One term does not fit all, titles vary from financial planners to wealth consultants -- and so does their financial education and expertise.

A Plethora of Planners

A generation ago there were stock-brokers, life-insurance agents and, for the wealthy, bank-trust officers. Nowadays, the U.S. is swarming with planners and advisers of every stripe: financial planners, retirement planners, life planners, independent investment advisers, wealth-management advisers and so on.

In any city or retirement haven, you'll probably run into any of the following purveyors of financial assistance:

Certified Financial Planner: The retired Army officer who decided late in his military career to study financial planning. He passed the exam to become a certified financial planner and now rents a Spartan office, furnished with a shelf full of Morningstar publications and a computer with software on mutual funds and asset allocation. It's a one-man shop, and you and your spouse may be among only a handful of clients.

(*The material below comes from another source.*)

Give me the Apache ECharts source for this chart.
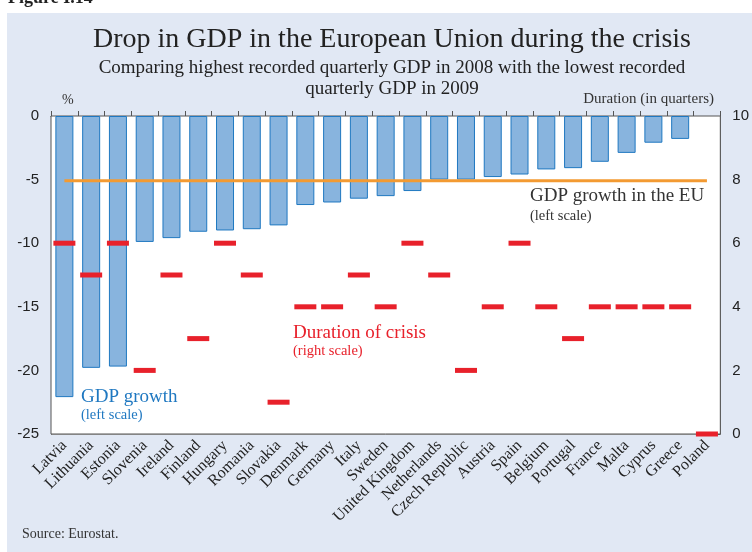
<!DOCTYPE html>
<html>
<head>
<meta charset="utf-8">
<script src="https://cdn.jsdelivr.net/npm/echarts@6/dist/echarts.min.js"></script>
<style>
  html, body { margin: 0; padding: 0; background: #ffffff; }
  #chart { width: 752px; height: 552px; }
</style>
</head>
<body>
<div id="chart"></div>
<script>
// Member states, ordered by the size of the GDP drop
const countries = ['Latvia', 'Lithuania', 'Estonia', 'Slovenia', 'Ireland', 'Finland', 'Hungary',
  'Romania', 'Slovakia', 'Denmark', 'Germany', 'Italy', 'Sweden', 'United Kingdom', 'Netherlands',
  'Czech Republic', 'Austria', 'Spain', 'Belgium', 'Portugal', 'France', 'Malta', 'Cyprus', 'Greece', 'Poland'];

// Peak 2008 quarter to trough 2009 quarter, % (left scale)
const gdpDrop = [-22.1, -19.8, -19.7, -9.9, -9.6, -9.1, -9.0, -8.9, -8.6, -7.0, -6.8, -6.5, -6.3,
  -5.9, -5.0, -5.0, -4.8, -4.6, -4.2, -4.1, -3.6, -2.9, -2.1, -1.8, 0];

// Length of the downturn, in quarters (right scale)
const crisisQuarters = [6, 5, 6, 2, 5, 3, 6, 5, 1, 4, 4, 5, 4, 6, 5, 2, 4, 6, 4, 3, 4, 4, 4, 4, 0];

// EU-wide drop, % (left scale)
const euDrop = -5.1;

// Axis ranges
const leftAxis = { min: -25, max: 0, step: 5 };
const rightAxis = { min: 0, max: 10, step: 2 };

const SERIF = '"Liberation Serif", "Times New Roman", serif';
const SANS = '"Liberation Sans", Arial, sans-serif';

const chart = echarts.init(document.getElementById('chart'), null, { renderer: 'canvas' });

// A country with no drop gets no visible bar outline either
const barData = gdpDrop.map(v => ({
  value: v,
  itemStyle: v === 0 ? { borderWidth: 0 } : undefined
}));

chart.setOption({
  animation: false,
  backgroundColor: '#ffffff',
  grid: {
    left: 51, right: 31, top: 116, bottom: 118,
    show: true, backgroundColor: '#ffffff', borderColor: '#555555', borderWidth: 1, z: 1
  },
  graphic: [
    { type: 'rect', z: -10, silent: true, shape: { x: 7, y: 13, width: 745, height: 539 },
      style: { fill: '#e1e8f4' } },
    { type: 'text', left: 8, top: -11, style: { text: 'Figure I.14', font: 'bold 18px ' + SERIF, fill: '#222' } },
    { type: 'text', left: 62, top: 93, style: { text: '%', font: '14px ' + SERIF, fill: '#333' } },
    { type: 'text', right: 38, top: 92, style: { text: 'Duration (in quarters)', font: '15px ' + SERIF, fill: '#333', textAlign: 'right' } },
    { type: 'text', left: 530, top: 187, z: 10, style: { text: 'GDP growth in the EU', font: '19px ' + SERIF, fill: '#333' } },
    { type: 'text', left: 530, top: 209, z: 10, style: { text: '(left scale)', font: '14.5px ' + SERIF, fill: '#333' } },
    { type: 'text', left: 293, top: 324, z: 10, style: { text: 'Duration of crisis', font: '19px ' + SERIF, fill: '#e8212b' } },
    { type: 'text', left: 293, top: 344, z: 10, style: { text: '(right scale)', font: '14.5px ' + SERIF, fill: '#e8212b' } },
    { type: 'text', left: 81, top: 388, z: 10, style: { text: 'GDP growth', font: '19px ' + SERIF, fill: '#1f78c1' } },
    { type: 'text', left: 81, top: 408, z: 10, style: { text: '(left scale)', font: '14.5px ' + SERIF, fill: '#1f78c1' } },
    { type: 'text', left: 22, top: 527, style: { text: 'Source: Eurostat.', font: '14px ' + SERIF, fill: '#333' } }
  ],
  title: {
    text: 'Drop in GDP in the European Union during the crisis',
    subtext: 'Comparing highest recorded quarterly GDP in 2008 with the lowest recorded\nquarterly GDP in 2009',
    left: 387, top: 21, textAlign: 'center', itemGap: 4,
    textStyle: { fontFamily: SERIF, fontSize: 28, fontWeight: 'normal', color: '#222' },
    subtextStyle: { fontFamily: SERIF, fontSize: 19, color: '#222', lineHeight: 21, align: 'center' }
  },
  xAxis: {
    type: 'category',
    data: countries,
    boundaryGap: true,
    axisLine: { show: true, lineStyle: { color: '#555555', width: 1 } },
    axisTick: { show: true, inside: true, length: 5, lineStyle: { color: '#555555' } },
    axisLabel: { rotate: 45, interval: 0, margin: 9, fontFamily: SERIF, fontSize: 16, color: '#222' }
  },
  yAxis: [
    {
      type: 'value', min: leftAxis.min, max: leftAxis.max, interval: leftAxis.step,
      axisLine: { show: true, lineStyle: { color: '#555555' } },
      axisTick: { show: false },
      axisLabel: { fontFamily: SANS, fontSize: 15, color: '#222', margin: 12 },
      splitLine: { show: true, lineStyle: { color: '#b4b4b4', width: 1 } }
    },
    {
      type: 'value', min: rightAxis.min, max: rightAxis.max, interval: rightAxis.step, position: 'right',
      axisLine: { show: true, lineStyle: { color: '#555555' } },
      axisTick: { show: true, inside: true, length: 4, lineStyle: { color: '#555555' } },
      axisLabel: { fontFamily: SANS, fontSize: 15, color: '#222', margin: 12 },
      splitLine: { show: false }
    }
  ],
  series: [
    {
      name: 'GDP growth', type: 'bar', yAxisIndex: 0, data: barData, barWidth: 18, z: 2,
      itemStyle: { color: '#88b4de', borderColor: '#1f78c1', borderWidth: 1 }
    },
    {
      name: 'GDP growth in the EU', type: 'line', yAxisIndex: 0,
      data: countries.map(() => euDrop), symbol: 'none', z: 3,
      lineStyle: { color: '#f39a32', width: 3 }
    },
    {
      name: 'Duration of crisis', type: 'scatter', yAxisIndex: 1, data: crisisQuarters,
      symbol: 'rect', symbolSize: [22, 5], z: 4,
      itemStyle: { color: '#e8212b', opacity: 1 }
    }
  ]
});
</script>
</body>
</html>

There are also more experienced number crunchers who enter this field later in life. A corporate CPA who took an early-retirement package and works from home as a financial planner. Her clients want to manage their 401(k) and IRA withdrawals so that they can enjoy retirement and help pay for their grandchildren's education. She'll charge $150 or more an hour, or at least $3,000 a year, to create a plan and be a sounding board. You'll get an excellent computer-generated road map, but it will be out of date if inflation creeps up and tax laws change.


Wealth Management: A local firm that specializes in trusts, estates and bequests and calls its business "wealth management." The partners could be lawyers, so you'll pay dearly. But they'll plan your estate so that after your death the charities and heirs of your choice will get your money. Just don't ask them to talk about investments. That's not their thing, so they'll outsource your money to an investment manager who might not be particularly successful.

Independent Broker-Dealers:A trio of former stockbrokers who got sick of pitching stocks and sicker of Wall Street's reputation. They quit to set themselves up as independent advisers and representatives of an unfamiliar "broker-dealer" firm that holds your accounts and executes recommended trades.

The brokers and their eager, young staff will charge a fee of 1% of your assets (maybe less, maybe more) to manage your money personally. But they also sell mutual funds and prepackaged, "wrap" investment accounts, which generate fees for a minimum of work.

Any of these people may be right for you. Or they may charge you thousands of dollars for something you can do yourself, possibly with the help of an accountant or some other lower-cost specialist.


Mass Merchants: If an independent adviser doesn't appeal to you, you might consult a big firm, such as Fidelity Investments, Vanguard, Charles Schwab or TD Ameritrade, because that's where you have your IRA and they offer planning services. But look into what you're getting: Schwab and TD Ameritrade, for example, may simply refer you to a list of independent advisers that the company has vetted.